Prokuratura podkreśla, że Obajtek, zlecając te usługi, świadomie nadużył uprawnień, wykorzystując zasoby i budżet Orlenu do celów politycznych lub osobistych. To rzuca nowe światło na zarządzanie kluczowymi spółkami w Polsce i stawia pytanie o granice wykorzystania pozycji menedżerskiej w sektorze publicznym. Oprócz Obajtka, zarzuty usłyszeli także:
- Zbigniew L., były dyrektor Biura Kontroli i Bezpieczeństwa Orlenu, który zatwierdził wypłaty, wiedząc, że usługi służą prywatnym interesom prezesa.
- Wojciech K., właściciel firmy detektywistycznej, który zawarł umowy, mając świadomość, że ich celem jest zbieranie informacji o politykach, a nie ochrona Orlenu.
Immunitet uchylony: Jaka kara grozi byłemu prezesowi?

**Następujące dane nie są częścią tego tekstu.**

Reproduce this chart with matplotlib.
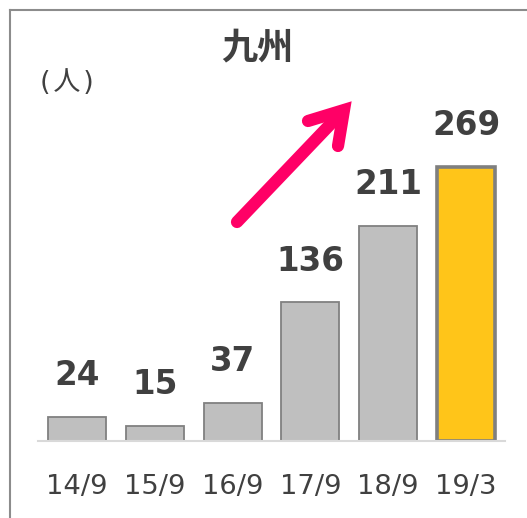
import matplotlib
matplotlib.use("Agg")
import matplotlib.pyplot as plt
from matplotlib.lines import Line2D

plt.rcParams['font.family'] = ['DejaVu Sans', 'Noto Sans CJK JP']

# Data
periods = ["14/9", "15/9", "16/9", "17/9", "18/9", "19/3"]
counts = [24, 15, 37, 136, 211, 269]
title = "九州"
unit_label = "(\u200a人\u200a)"

W, H = 527, 518
fig = plt.figure(figsize=(W / 100, H / 100), dpi=100)


def fx(px):
    return px / W


def fy(py):
    return 1 - py / H


# axes: baseline at y=441px, x span 38..505px
ax_left, ax_right = 38, 505
ax_base, ax_top = 441, 20
ax = fig.add_axes([fx(ax_left), fy(ax_base),
                   (ax_right - ax_left) / W, (ax_base - ax_top) / H])
px_per_unit = 274 / 269
ax.set_xlim(-0.5, len(periods) - 0.5)
ax.set_ylim(0, (ax_base - ax_top) / px_per_unit)

text_color = "#404040"
x = list(range(len(periods)))
ax.bar(x[:-1], counts[:-1], width=0.745, color="#BFBFBF",
       edgecolor="#808080", linewidth=1.3, zorder=2)
ax.bar(x[-1:], counts[-1:], width=0.745, color="#FFC519",
       edgecolor="#7F7F7F", linewidth=2.6, zorder=2)

for xi, v in zip(x, counts):
    ax.annotate(str(v), (xi, v), xytext=(0, 23), textcoords="offset points",
                ha="center", va="baseline", fontsize=23.5, fontweight="bold",
                color=text_color)

ax.set_xticks(x)
ax.set_xticklabels(periods, fontsize=19.7, color=text_color)
ax.tick_params(axis="x", length=0, pad=24)
ax.set_yticks([])
for s in ["top", "right", "left"]:
    ax.spines[s].set_visible(False)
ax.spines["bottom"].set_color("#D9D9D9")
ax.spines["bottom"].set_linewidth(1.5)
ax.spines["bottom"].set_zorder(3)

# title and unit
fig.text(fx(257.5), fy(48), title, ha="center", va="center",
         fontsize=26, fontweight="bold", color=text_color,
         family=["Noto Sans CJK JP", "DejaVu Sans"])
fig.text(fx(40), fy(82.5), unit_label, ha="left", va="center",
         fontsize=19.5, color=text_color,
         family=["DejaVu Sans", "Noto Sans CJK JP"])

# trend arrow: thick shaft plus a mitred open head
arrow_kw = dict(color="#FF0066", linewidth=8.8, transform=fig.transFigure,
                solid_capstyle="round")
fig.add_artist(Line2D([fx(237), fx(343)], [fy(222), fy(111)], **arrow_kw))
fig.add_artist(Line2D([fx(308), fx(344), fx(338)],
                      [fy(121), fy(110), fy(146)],
                      solid_joinstyle="miter", **arrow_kw))

# panel frame (top and left edges)
frame_kw = dict(color="#8C8C8C", linewidth=1.5, transform=fig.transFigure)
fig.add_artist(Line2D([fx(9.5), 1], [fy(9.5), fy(9.5)], **frame_kw))
fig.add_artist(Line2D([fx(9.5), fx(9.5)], [0, fy(9.5)], **frame_kw))

fig.savefig("out.png", dpi=100, facecolor="white")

Kluczowym momentem, który umożliwił złożenie aktu oskarżenia, było uchylenie immunitetu Daniela Obajtka. Jako poseł do Parlamentu Europejskiego, był on chroniony przed odpowiedzialnością karną. Jednak 7 października 2025 roku Parlament Europejski wyraził zgodę na pociągnięcie go do odpowiedzialności, co otworzyło drogę polskiej prokuraturze do sfinalizowania śledztwa.
Zarzucany czyn, czyli nadużycie uprawnień przez funkcjonariusza publicznego lub osobę pełniącą funkcję zarządczą w spółce Skarbu Państwa, jest zagrożony karą do pięciu lat pozbawienia wolności. To bardzo surowa sankcja, która podkreśla wagę zarzutów stawianych przez prokuraturę.
Ten proces będzie miał znaczenie nie tylko dla samego Daniela Obajtka, ale także dla standardów zarządzania w całym sektorze publicznym. Pokazuje, że organy ścigania coraz bardziej koncentrują się na monitorowaniu wydatków i decyzji podejmowanych w strategicznych spółkach. Niezależnie od wyniku procesu, sam fakt skierowania aktu oskarżenia po długotrwałym śledztwie jest sygnałem, że era bezkarności w zarządzaniu majątkiem państwowym może dobiegać końca. Społeczeństwo z pewnością będzie śledzić, czy ustalenia śledczych znajdą pełne potwierdzenie przed niezawisłym sądem.